In diesem Jahr haben wir ein internes CO2-Preisprogramm gestartet, das auf Flugreiseemissionen abzielt, um Transparenz zu schaffen und Verhaltensänderungen voranzutreiben. Die gesammelten Mittel werden in hochwertige CO2-Projekte, nachhaltigen Flugkraftstoff und andere grüne Initiativen investiert. Ich selbst bin vor allem Bahnfahrer und finde, dass man in Deutschland mit der Bahn meist mit hohem Komfort reisen und dabei arbeiten kann.

Spielt der Faktor Mobilität bei der Einstellung neuer Mitarbeiterinnen und Mitarbeiter eine Rolle?

Ja. Mobilität betrifft ja nicht nur den Weg zur Arbeit, sondern auch, wie man in seiner Freizeit mobil bleibt – insbesondere für junge Arbeitnehmerinnen und Arbeitnehmer ein wichtiger Faktor. Wenn wir als Region attraktiv bleiben wollen, muss für die jungen Mitarbeiter z.B. die Taktung des ÖPNV deutlich enger auch in den späten Abend ausgeweitet werden, wie das viele Städte im Ruhrgebiet wie die DSW21 in Dortmund auch aktuell tun.

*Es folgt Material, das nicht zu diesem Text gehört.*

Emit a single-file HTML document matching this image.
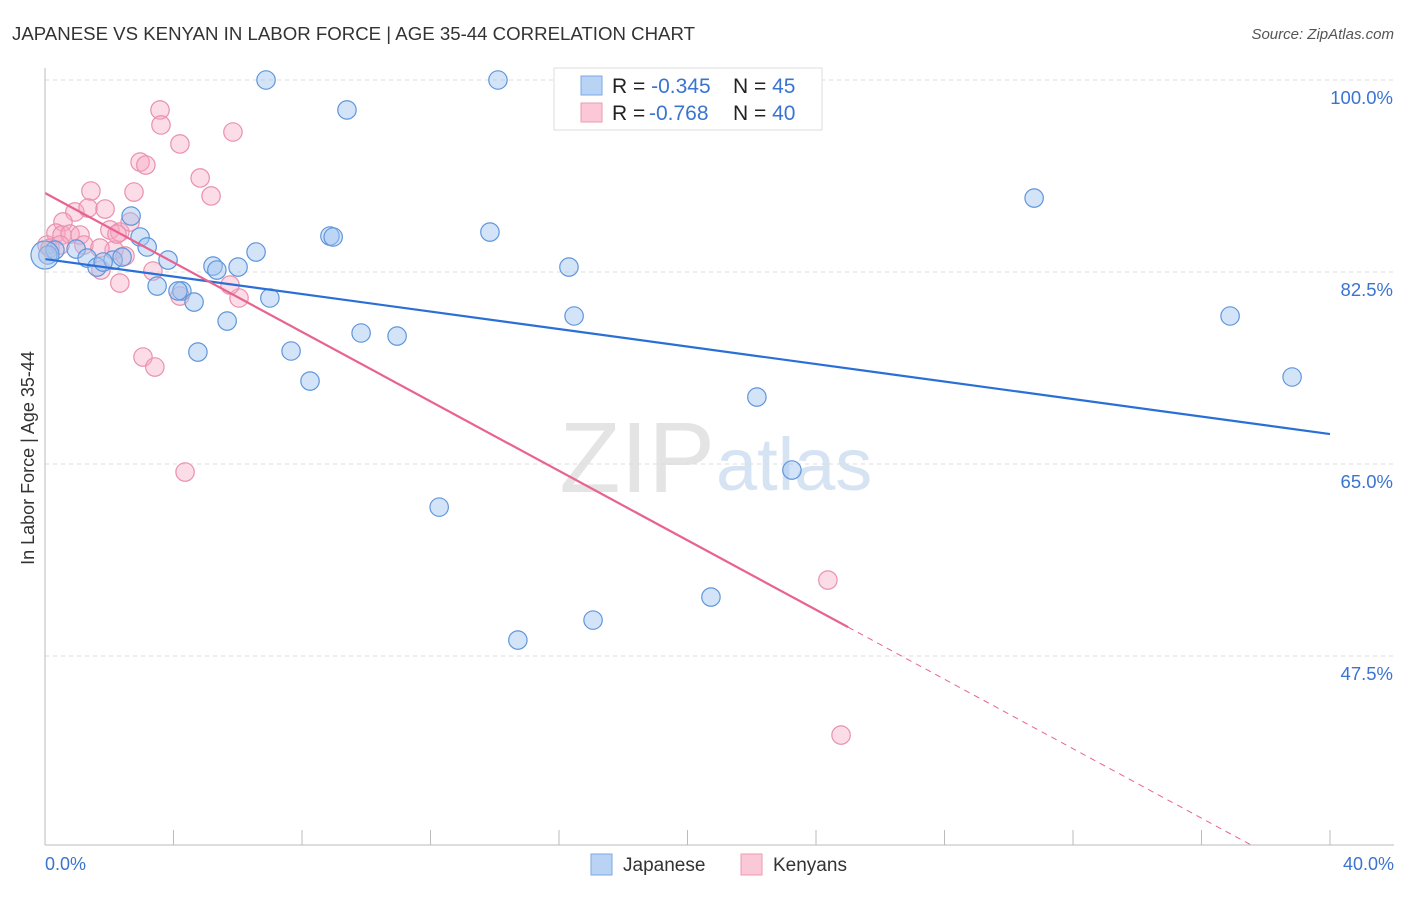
<!DOCTYPE html>
<html><head><meta charset="utf-8"><style>
body{margin:0;background:#fff;font-family:"Liberation Sans",sans-serif}
svg text{font-family:"Liberation Sans",sans-serif}
</style></head><body>
<svg id="c" width="1406" height="892" xmlns="http://www.w3.org/2000/svg">
<text x="12" y="40" font-size="18" fill="#333" textLength="683" lengthAdjust="spacingAndGlyphs">JAPANESE VS KENYAN IN LABOR FORCE | AGE 35-44 CORRELATION CHART</text>
<text x="1394" y="39" font-size="15" fill="#555" text-anchor="end" font-style="italic">Source: ZipAtlas.com</text>
<text x="715" y="492" font-size="100" fill="#e4e4e4" text-anchor="end" font-family="Liberation Serif">ZIP</text>
<text x="716" y="490" font-size="74" fill="#d6e3f3">atlas</text>
<g id="grid"></g>
<g id="pts"></g>
<g id="trend"></g>
<line x1="45" y1="68" x2="45" y2="845" stroke="#bbb"/>
<line x1="45" y1="845" x2="1394" y2="845" stroke="#bbb"/>
<text x="34" y="458" font-size="18" fill="#333" text-anchor="middle" transform="rotate(-90 34 458)">In Labor Force | Age 35-44</text>
<text x="45" y="870" font-size="18" fill="#3a74d0">0.0%</text>
<text x="1394" y="870" font-size="18" fill="#3a74d0" text-anchor="end">40.0%</text>
<g>
<rect x="554" y="68" width="268" height="62" fill="#fff" stroke="#ddd"/>
<rect x="581" y="76" width="21" height="19" fill="#b9d3f5" stroke="#7aa8e6"/>
<rect x="581" y="103" width="21" height="19" fill="#fbc8d7" stroke="#eb9ab4"/>
<text x="612" y="93" font-size="21" fill="#222">R = <tspan fill="#3a74d0">-0.345</tspan><tspan x="733">N = </tspan><tspan fill="#3a74d0">45</tspan></text>
<text x="612" y="120" font-size="21" fill="#222">R = <tspan x="649" fill="#3a74d0">-0.768</tspan><tspan x="733">N = </tspan><tspan fill="#3a74d0">40</tspan></text>
</g>
<g>
<rect x="591" y="854" width="21" height="21" fill="#b9d3f5" stroke="#7aa8e6"/>
<text x="623" y="871" font-size="19" fill="#333">Japanese</text>
<rect x="741" y="854" width="21" height="21" fill="#fbc8d7" stroke="#eb9ab4"/>
<text x="773" y="871" font-size="19" fill="#333">Kenyans</text>
</g>
</svg>
<script>
const yTicks=[100,82.5,65,47.5];
const yTickLabels=["100.0%","82.5%","65.0%","47.5%"];
const xTicks=[0,4,8,12,16,20,24,28,32,36,40];
const japX=[6.88,14.10,9.40,30.79,2.68,13.85,8.87,8.97,2.96,3.18,6.57,0.31,0.09,0.97,1.31,1.62,2.12,2.40,3.83,5.23,5.35,6.01,16.31,3.49,4.26,4.14,4.64,7.00,5.67,16.47,36.89,9.84,10.96,4.76,7.66,8.25,38.82,22.16,23.25,12.27,20.73,17.06,14.72,1.81,0];
const japY=[100,100,97.27,89.24,87.60,86.14,85.78,85.69,85.69,84.78,84.32,84.50,84.05,84.59,83.77,82.95,83.59,83.86,83.59,83.04,82.68,82.95,82.95,81.22,80.77,80.77,79.76,80.13,78.03,78.49,78.49,76.94,76.66,75.20,75.30,72.56,72.93,71.10,64.45,61.07,52.87,50.77,48.95,83.41,84.05];
const kenX=[3.58,3.61,4.20,5.85,2.96,3.14,4.83,2.77,5.17,1.43,0.93,1.34,1.87,0.56,0.34,0.53,0.06,0.78,1.09,2.02,2.33,2.65,2.15,1.21,1.71,2.49,3.36,4.20,6.04,2.33,3.05,3.42,5.76,1.74,4.36,24.37,24.78,0.16,2.24,0.47];
const kenY=[97.27,95.90,94.17,95.26,92.52,92.25,91.07,89.79,89.43,89.88,87.97,88.33,88.24,87.06,86.05,85.87,84.96,85.96,85.87,86.33,86.14,87.06,84.50,84.96,84.68,83.96,82.59,80.31,80.13,81.49,74.75,73.84,81.31,82.68,64.27,54.42,40.29,84.68,85.96,84.96];
const japTrend=[83.68,67.73];
const kenTrend=[89.7,50.13];
const kenSolidEnd=25;
const NS="http://www.w3.org/2000/svg";
const sx=v=>45+v/40*1285;
const sy=v=>80+(100-v)*(192/17.5);
function mk(t,a,p){const e=document.createElementNS(NS,t);for(const k in a)e.setAttribute(k,a[k]);p.appendChild(e);return e;}
const grid=document.getElementById('grid');
yTicks.forEach((v,i)=>{
 const l=mk('line',{x1:45,x2:1394,y1:sy(v),y2:sy(v),stroke:'#ddd','stroke-dasharray':'4,4'},grid);
 
 
 const t=mk('text',{x:1393,y:sy(v)+24,'font-size':18.5,fill:'#3a74d0','text-anchor':'end'},grid);
 t.textContent=yTickLabels[i];
 
 
});
xTicks.forEach(v=>{
 const l=mk('line',{x1:sx(v),x2:sx(v),y1:830,y2:845,stroke:'#bbb'},grid);
 
 
});
const pts=document.getElementById('pts');
kenX.forEach((x,i)=>{
 const c=mk('circle',{cx:sx(x),cy:sy(kenY[i]),r:9.2,fill:'rgba(247,168,194,0.4)',stroke:'#e991ae','stroke-width':1.2},pts);
 
 
});
japX.forEach((x,i)=>{
 const c=mk('circle',{cx:sx(x),cy:sy(japY[i]),r:(i==44?14:9.2),fill:'rgba(160,196,240,0.45)',stroke:'#5f96dc','stroke-width':1.2},pts);
 
 
});
const tr=document.getElementById('trend');
const jl=mk('line',{x1:sx(0),y1:sy(japTrend[0]),x2:sx(40),y2:sy(japTrend[1]),stroke:'#2a6fd6','stroke-width':2.2},tr);


const slope=(kenTrend[1]-kenTrend[0])/kenSolidEnd;
const kAt=x=>kenTrend[0]+slope*x;
const kl=mk('line',{x1:sx(0),y1:sy(kAt(0)),x2:sx(kenSolidEnd),y2:sy(kAt(kenSolidEnd)),stroke:'#e8638f','stroke-width':2.2},tr);


const xEnd=Math.min(40,(kenTrend[0]-(100-(845-80)*17.5/192))/-slope);
const kd=mk('line',{x1:sx(kenSolidEnd),y1:sy(kAt(kenSolidEnd)),x2:sx(xEnd),y2:sy(kAt(xEnd)),stroke:'#e8638f','stroke-width':1,'stroke-dasharray':'6,5'},tr);


</script>
</body></html>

Ein echter Pluspunkt im nationalen und globalen Standortwettbewerb um Mitarbeiter ist in puncto Freizeit aus meiner Sicht inzwischen das sehr gut ausgebaute Freizeit-Radwegenetz in NRW. So schwer wir uns auch bei der Durchbindung des Radschnellwegs von Düsseldorf und Duisburg bis nach Dortmund durch das Ruhrgebiet seit Jahrzehnten im Vergleich zu beispielsweise unseren niederländischen Nachbarn tun, so einzigartig ist das Freizeit- und Urlaubsnetz in und um die Ruhr-Region inklusive Niederrhein, Münsterland, Sauerland und das Wuppertal. Das könnten wir noch viel stärker bewerben.